## Set exercise:
Using the records provided below, locate and copy each line that contains the word "seaborn".

## Listed entries:
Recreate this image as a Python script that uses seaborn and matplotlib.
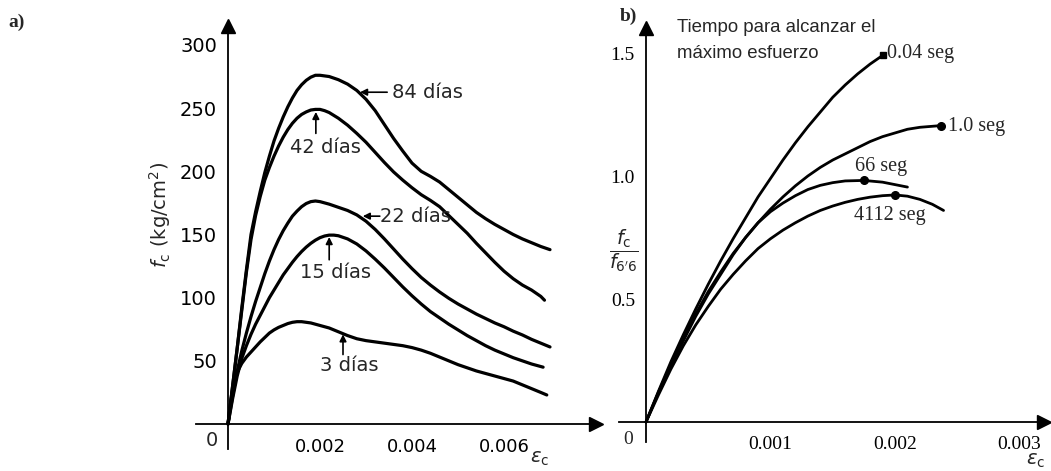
import numpy as np
import pandas as pd
import matplotlib
matplotlib.use('Agg')
import matplotlib.pyplot as plt
import seaborn as sns

# ---- panel a) stress-strain curves by age ----
x84 = [0, 0.0001, 0.0002, 0.0003, 0.0004, 0.0005, 0.0006, 0.0007, 0.0008, 0.0009, 0.001,
       0.0011, 0.0012, 0.0013, 0.0014, 0.0015, 0.0016, 0.0017, 0.0018, 0.0019, 0.002,
       0.0022, 0.0024, 0.0026, 0.0028, 0.003, 0.0032, 0.0034, 0.0036, 0.0038, 0.004,
       0.0042, 0.0044, 0.0046, 0.0048, 0.005, 0.0052, 0.0054, 0.0056, 0.0058, 0.006,
       0.0062, 0.0064, 0.0066, 0.0068, 0.007]
y84 = [0, 30, 60, 92, 122, 150, 168, 184, 199, 212, 224,
       234, 243, 251, 258, 264, 268.5, 272, 274.5, 276, 276,
       275, 272.5, 269, 264, 257, 248, 237, 226, 216, 206.5,
       200, 196, 191.5, 185.5, 179.5, 173.5, 167.5, 162.5, 158, 154,
       150, 146.5, 143.5, 140.5, 138]

x42 = [0, 0.0001, 0.0002, 0.0003, 0.0004, 0.0005, 0.0006, 0.0007, 0.0008, 0.0009, 0.001,
       0.0011, 0.0012, 0.0013, 0.0014, 0.0015, 0.0016, 0.0017, 0.0018, 0.0019, 0.002,
       0.0021, 0.0022, 0.0024, 0.0026, 0.0028, 0.003, 0.0032, 0.0034, 0.0036, 0.0038,
       0.004, 0.0042, 0.0044, 0.0046, 0.0048, 0.005, 0.0052, 0.0054, 0.0056, 0.0058,
       0.006, 0.0062, 0.0064, 0.0066, 0.0068, 0.00688]
y42 = [0, 30, 60, 90, 120, 146, 165, 180, 193, 203, 212,
       220, 227, 233, 238, 242, 245, 247, 248.5, 249, 249,
       248, 246.5, 242, 236.5, 230, 223, 215, 207, 199.5, 193,
       187, 181.5, 177, 172, 165, 158, 151, 143, 135.5, 128,
       121, 115, 110, 106, 101, 98]

x22 = [0, 0.0001, 0.0002, 0.0003, 0.0004, 0.0005, 0.0006, 0.0007, 0.0008, 0.0009, 0.001,
       0.0011, 0.0012, 0.0013, 0.0014, 0.0015, 0.0016, 0.0017, 0.0018, 0.0019, 0.002,
       0.0021, 0.0022, 0.0024, 0.0026, 0.0028, 0.003, 0.0032, 0.0034, 0.0036, 0.0038,
       0.004, 0.0042, 0.0044, 0.0046, 0.0048, 0.005, 0.0052, 0.0054, 0.0056, 0.0058,
       0.006, 0.0062, 0.0064, 0.0066, 0.0068, 0.007]
y22 = [0, 22, 42, 58, 72, 85, 97, 108, 119, 129, 138,
       146, 153, 159, 164.5, 168.5, 172, 174.5, 176, 176.5, 176,
       175, 174, 171.5, 169, 165.5, 160.5, 154, 146.5, 138.5, 130.5,
       123, 116, 110, 104.5, 99.5, 95, 91, 87, 83.5, 80,
       77, 73.5, 70.5, 67, 64, 61]

x15 = [0, 0.0001, 0.0002, 0.0003, 0.0004, 0.0005, 0.0006, 0.0007, 0.0008, 0.0009, 0.001,
       0.0011, 0.0012, 0.0013, 0.0014, 0.0015, 0.0016, 0.0017, 0.0018, 0.0019, 0.002,
       0.0021, 0.0022, 0.0023, 0.0024, 0.0026, 0.0028, 0.003, 0.0032, 0.0034, 0.0036,
       0.0038, 0.004, 0.0042, 0.0044, 0.0046, 0.0048, 0.005, 0.0052, 0.0054, 0.0056,
       0.0058, 0.006, 0.0062, 0.0064, 0.0066, 0.00685]
y15 = [0, 20, 38, 52, 62, 71, 79, 86, 93, 100, 106,
       112, 118, 123, 128, 132.5, 136.5, 140, 143, 145.5, 147.5,
       148.8, 149.5, 149.5, 149, 146.5, 142.5, 137, 130.5, 123.5, 116,
       108.5, 101.5, 95, 89, 84, 79, 74.5, 70, 66, 62,
       58.5, 55.5, 52.5, 50, 47.5, 45]

x3 = [0, 0.00005, 0.0001, 0.00015, 0.0002, 0.0003, 0.0004, 0.0005, 0.0006, 0.0007, 0.0008,
      0.0009, 0.001, 0.0011, 0.0012, 0.0013, 0.0014, 0.0015, 0.0016, 0.0017, 0.0018,
      0.0019, 0.002, 0.0022, 0.0024, 0.0026, 0.0028, 0.003, 0.0032, 0.0034, 0.0036,
      0.0038, 0.004, 0.0042, 0.0044, 0.0046, 0.0048, 0.005, 0.0052, 0.0054, 0.0056,
      0.0058, 0.006, 0.0062, 0.0064, 0.0066, 0.0068, 0.00693]
y3 = [0, 15, 27, 35, 41, 48, 53, 57, 61, 65, 68.5,
      72, 74.5, 76.5, 78, 79.5, 80.5, 81, 81, 80.5, 80,
      79, 78, 76, 73, 70, 67.5, 66, 65, 64, 63,
      62, 60.5, 58.5, 56, 53, 50, 47, 44.5, 42, 40,
      38, 36, 34, 31, 28, 25, 23]

ages = ['84 días', '42 días', '22 días', '15 días', '3 días']
curves_a = [(x84, y84), (x42, y42), (x22, y22), (x15, y15), (x3, y3)]

# ---- panel b) normalised curves by loading time ----
xb = [0, 0.0001, 0.0002, 0.0003, 0.0004, 0.0005, 0.0006, 0.0007, 0.0008, 0.0009, 0.001,
      0.0011, 0.0012, 0.0013, 0.0014, 0.0015, 0.0016, 0.0017, 0.0018, 0.0019]
y004 = [0, 0.125, 0.245, 0.355, 0.46, 0.56, 0.655, 0.745, 0.83, 0.915, 0.99,
        1.065, 1.135, 1.20, 1.26, 1.32, 1.37, 1.415, 1.455, 1.49]

x10 = [0, 0.0001, 0.0002, 0.0003, 0.0004, 0.0005, 0.0006, 0.0007, 0.0008, 0.0009, 0.001,
       0.0011, 0.0012, 0.0013, 0.0014, 0.0015, 0.0016, 0.0017, 0.0018, 0.0019, 0.002,
       0.0021, 0.0022, 0.00237]
y10 = [0, 0.12, 0.235, 0.34, 0.44, 0.53, 0.61, 0.685, 0.75, 0.81, 0.865,
       0.915, 0.96, 1.0, 1.035, 1.065, 1.09, 1.115, 1.14, 1.16, 1.175,
       1.19, 1.198, 1.205]

x66 = [0, 0.0001, 0.0002, 0.0003, 0.0004, 0.0005, 0.0006, 0.0007, 0.0008, 0.0009, 0.001,
       0.0011, 0.0012, 0.0013, 0.0014, 0.0015, 0.0016, 0.00175, 0.0019, 0.0021]
y66 = [0, 0.12, 0.23, 0.33, 0.43, 0.52, 0.6, 0.68, 0.75, 0.81, 0.855,
       0.89, 0.92, 0.945, 0.962, 0.973, 0.98, 0.982, 0.975, 0.955]

x4112 = [0, 0.0001, 0.0002, 0.0003, 0.0004, 0.0005, 0.0006, 0.0007, 0.0008, 0.0009, 0.001,
         0.0011, 0.0012, 0.0013, 0.0014, 0.0015, 0.0016, 0.0017, 0.0018, 0.0019, 0.002,
         0.0021, 0.0022, 0.0023, 0.00239]
y4112 = [0, 0.11, 0.215, 0.31, 0.395, 0.47, 0.54, 0.6, 0.655, 0.705, 0.745,
         0.78, 0.81, 0.837, 0.86, 0.878, 0.893, 0.905, 0.914, 0.92, 0.923,
         0.918, 0.905, 0.885, 0.86]

times = ['0.04 seg', '1.0 seg', '66 seg', '4112 seg']
curves_b = [(xb, y004), (x10, y10), (x66, y66), (x4112, y4112)]
# marked points (end or maximum of each curve)
mark_x = [0.0019, 0.00237, 0.00175, 0.002]
mark_y = [1.49, 1.205, 0.982, 0.923]
mark_style = ['s', 'o', 'o', 'o']

sns.set_style('white')
plt.rcParams['font.family'] = ['DejaVu Sans']

W, H = 1051, 471
fig = plt.figure(figsize=(W / 100, H / 100), dpi=100)


def fx(px):
    return px / W


def fy(py):
    return 1 - py / H


def setup_axes(ax, xlim, ylim):
    ax.set_xlim(*xlim)
    ax.set_ylim(*ylim)
    for s in ['top', 'right']:
        ax.spines[s].set_visible(False)
    for s in ['left', 'bottom']:
        ax.spines[s].set_position(('data', 0))
        ax.spines[s].set_color('black')
        ax.spines[s].set_linewidth(1.3)
    ax.plot(1, 0, '>', color='black', markersize=10, transform=ax.get_yaxis_transform(), clip_on=False)
    ax.plot(0, 1, '^', color='black', markersize=10, transform=ax.get_xaxis_transform(), clip_on=False)
    ax.tick_params(direction='in', length=6, width=1.2, colors='black')
    ax.set_xlabel('')
    ax.set_ylabel('')


# ---------------- panel a ----------------
ax1 = fig.add_axes([fx(195.8), fy(449.3), (596 - 195.8) / W, (449.3 - 26) / H])
df_a = pd.concat([pd.DataFrame({'eps': x, 'fc': y, 'edad': a}) for a, (x, y) in zip(ages, curves_a)])
sns.lineplot(data=df_a, x='eps', y='fc', hue='edad', units='edad', estimator=None, sort=False,
             palette={a: 'black' for a in ages}, linewidth=2.3, legend=False, ax=ax1)
for ln in ax1.lines:
    ln.set_solid_joinstyle('round')
    ln.set_solid_capstyle('round')
setup_axes(ax1, (-0.0007, 0.0080), (-20, 315))
ax1.set_xticks([0.001, 0.002, 0.003, 0.004, 0.005, 0.006, 0.007])
ax1.set_xticklabels(['', '0.002', '', '0.004', '', '0.006', ''], fontsize=13)
ax1.set_yticks([50, 100, 150, 200, 250, 300])
ax1.set_yticklabels(['50', '100', '150', '200', '250', '300'], fontsize=14)
ax1.tick_params(axis='x', pad=10)
ax1.tick_params(axis='y', pad=8)

arrow = dict(arrowstyle='-|>', color='black', lw=1.2, mutation_scale=10, shrinkA=0, shrinkB=0)
lab = dict(fontsize=14)
ax1.annotate('', xy=(0.00287, 262.6), xytext=(0.00346, 262.6), arrowprops=arrow)
ax1.text(0.00357, 262.6, '84 días', va='center', ha='left', **lab)
ax1.annotate('', xy=(0.00191, 247), xytext=(0.00191, 230), arrowprops=arrow)
ax1.text(0.00211, 219, '42 días', va='center', ha='center', **lab)
ax1.annotate('', xy=(0.00293, 164.5), xytext=(0.0033, 164.5), arrowprops=arrow)
ax1.text(0.00331, 164.5, '22 días', va='center', ha='left', **lab)
ax1.annotate('', xy=(0.0022, 148), xytext=(0.0022, 130), arrowprops=arrow)
ax1.text(0.00233, 120, '15 días', va='center', ha='center', **lab)
ax1.annotate('', xy=(0.0025, 71), xytext=(0.0025, 55), arrowprops=arrow)
ax1.text(0.00263, 46, '3 días', va='center', ha='center', **lab)

fig.text(fx(212), fy(440), '0', fontsize=14, ha='center', va='center')
fig.text(fx(160), fy(215), r'$f_{\rm c}$ (kg/cm$^2$)', fontsize=14, rotation=90, ha='center', va='center')
fig.text(fx(540), fy(459), r'$\varepsilon_{\rm c}$', fontsize=14, ha='center', va='center')
fig.text(fx(8), fy(22), 'a)', fontsize=14, fontweight='bold', family='Liberation Serif', ha='left', va='center')

# ---------------- panel b ----------------
ax2 = fig.add_axes([fx(618.6), fy(441.7), (1044.4 - 618.6) / W, (441.7 - 28.4) / H])
df_b = pd.concat([pd.DataFrame({'eps': x, 'ratio': y, 'tiempo': t}) for t, (x, y) in zip(times, curves_b)])
sns.lineplot(data=df_b, x='eps', y='ratio', hue='tiempo', units='tiempo', estimator=None, sort=False,
             palette={t: 'black' for t in times}, linewidth=2.0, legend=False, ax=ax2)
for ln in ax2.lines:
    ln.set_solid_joinstyle('round')
for mx, my, ms in zip(mark_x, mark_y, mark_style):
    ax2.plot(mx, my, ms, color='black', markersize=5 if ms == 's' else 5.5)
setup_axes(ax2, (-0.00022, 0.0032), (-0.08, 1.6))
ax2.set_xticks([0.001, 0.002, 0.003])
ax2.set_xticklabels(['0.001', '0.002', '0.003'], fontsize=14, family='Liberation Serif')
ax2.set_yticks([0.5, 1.0, 1.5])
ax2.set_yticklabels(['0.5', '1.0', '1.5'], fontsize=14, family='Liberation Serif')
ax2.tick_params(axis='x', pad=10)
ax2.tick_params(axis='y', pad=8)

ser = dict(fontsize=14.5, family='Liberation Serif')
ax2.text(0.001936, 1.5, '0.04 seg', va='center', ha='left', **ser)
ax2.text(0.002426, 1.203, '1.0 seg', va='center', ha='left', **ser)
ax2.text(0.00189, 1.037, '66 seg', va='center', ha='center', **ser)
ax2.text(0.00196, 0.841, '4112 seg', va='center', ha='center', **ser)

fig.text(fx(677), fy(27), 'Tiempo para alcanzar el', fontsize=13.4, family='Liberation Sans', ha='left', va='center')
fig.text(fx(677), fy(53), 'máximo esfuerzo', fontsize=13.4, family='Liberation Sans', ha='left', va='center')
fig.text(fx(628), fy(440), '0', fontsize=14, family='Liberation Serif', ha='center', va='center')
fig.text(fx(624), fy(251), r"$\dfrac{f_{\rm c}}{f_{6'6}}$", fontsize=14, ha='center', va='center')
fig.text(fx(1036), fy(461), r'$\varepsilon_{\rm c}$', fontsize=14, ha='center', va='center')
fig.text(fx(628), fy(16), 'b)', fontsize=14, fontweight='bold', family='Liberation Serif', ha='center', va='center')

fig.savefig('out.png', dpi=100)
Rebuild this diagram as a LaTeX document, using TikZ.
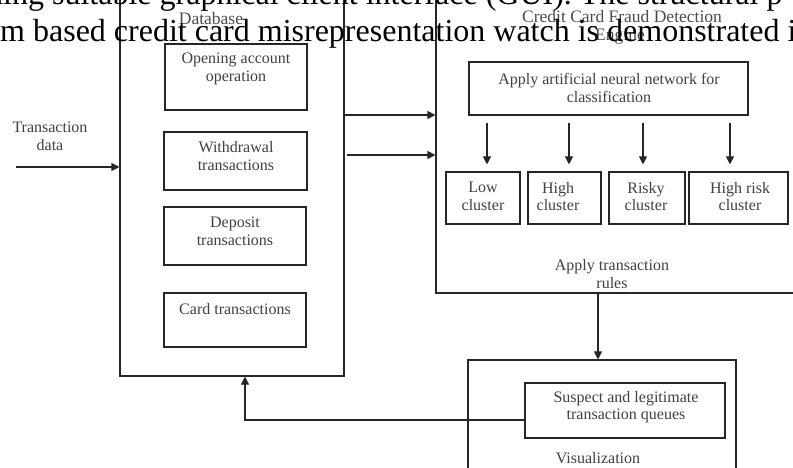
\documentclass[tikz,border=0pt]{standalone}
\usepackage{fontspec}
\setmainfont{Liberation Serif}
\usetikzlibrary{arrows.meta}
\begin{document}
\begin{tikzpicture}[x=1pt,y=-1pt,
  box/.style={draw=black!85,line width=1.1pt,rectangle,inner sep=0pt},
  lbl/.style={text=black!75,font=\fontsize{16}{17.5}\selectfont,align=center,inner sep=0pt},
  ttl/.style={text=black!70,font=\fontsize{17.5}{19}\selectfont,inner sep=0pt},
  big/.style={text=black,font=\fontsize{32}{36}\selectfont,inner sep=0pt},
  conn/.style={draw=black!85,line width=1.1pt},
  arr/.style={conn,-{Triangle[length=8pt,width=8pt]}}]
\useasboundingbox (0,0) rectangle (793,468);
\clip (0,0) rectangle (793,468);
% big boxes
\node[box,minimum width=224pt,minimum height=396pt] (db) at (232,178) {};
\node[box,minimum width=369pt,minimum height=313pt] (ccfd) at (620.5,136.5) {};
\node[box,minimum width=268pt,minimum height=130pt] (vis) at (602,425) {};
% database inner boxes
\node[box,minimum width=142pt,minimum height=66pt] (open) at (236,77) {};
\node[box,minimum width=143pt,minimum height=58pt] (wd) at (235.5,161) {};
\node[box,minimum width=142pt,minimum height=58pt] (dep) at (235,236) {};
\node[box,minimum width=142pt,minimum height=54pt] (card) at (235,320) {};
% engine inner boxes
\node[box,minimum width=279pt,minimum height=53pt] (ann) at (608.5,88.5) {};
\node[box,minimum width=74pt,minimum height=52pt] (low) at (483,198) {};
\node[box,minimum width=73pt,minimum height=52pt] (high) at (564.5,198) {};
\node[box,minimum width=76pt,minimum height=52pt] (risky) at (647,198) {};
\node[box,minimum width=99pt,minimum height=52pt] (hrisk) at (738.5,198) {};
% visualization inner box
\node[box,minimum width=200pt,minimum height=55pt] (sq) at (625,410.5) {};
% labels
\node[ttl] (dbl) at (211,19) {Database};
\node[ttl] (ccfdl) at (622,17) {Credit Card Fraud Detection};
\node[ttl] (engl) at (620,37) {Engine};
\node[lbl] (tdl) at (50,136.5) {Transaction\\data};
\node[lbl] (openl) at (236,69) {Opening account\\operation};
\node[lbl] (wdl) at (236,156) {Withdrawal\\transactions};
\node[lbl] (depl) at (235,231.5) {Deposit\\transactions};
\node[lbl] (cardl) at (235,309) {Card transactions};
\node[lbl] (annl) at (609,88) {Apply artificial neural network for\\classification};
\node[lbl] (lowl) at (483,196.5) {Low\\cluster};
\node[lbl] (highl) at (558,196.5) {High\\cluster};
\node[lbl] (riskyl) at (646,196.5) {Risky\\cluster};
\node[lbl] (hriskl) at (740,196.5) {High risk\\cluster};
\node[lbl] (rulesl) at (612,274) {Apply transaction\\rules};
\node[lbl] (sql) at (626,407) {Suspect and legitimate\\transaction queues};
\node[lbl] (visl) at (598,458) {Visualization};
% connectors
\coordinate (tds) at (16,167);
\draw[arr] (tds) -- (tds -| db.west);
\coordinate (d1) at (344,115);
\coordinate (d2) at (347,155);
\draw[arr] (d1) -- (d1 -| ccfd.west);
\draw[arr] (d2) -- (d2 -| ccfd.west);
\coordinate (a1) at (487,123);
\coordinate (a2) at (569,123);
\coordinate (a3) at (643,123);
\coordinate (a4) at (730,123);
\draw[arr,shorten >=7pt] (a1) -- (a1 |- low.north);
\draw[arr,shorten >=7pt] (a2) -- (a2 |- high.north);
\draw[arr,shorten >=7pt] (a3) -- (a3 |- risky.north);
\draw[arr,shorten >=7pt] (a4) -- (a4 |- hrisk.north);
\coordinate (vx) at (598,0);
\draw[arr] (ccfd.south -| vx) -- (vis.north -| vx);
\coordinate (fb) at (245,420);
\draw[arr] (sq.west |- fb) -- (fb) -- (fb |- db.south);
% overlapping page text
\node[big,anchor=base west] (t1) at (-13,5) {ding suitable graphical client interface (GUI). The structural p};
\node[big,anchor=base west] (t2) at (0,42) {m based credit card misrepresentation watch is demonstrated in};
\end{tikzpicture}
\end{document}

## Result of the task:
Recreate this image as a Python script that uses seaborn and matplotlib.
import seaborn as sns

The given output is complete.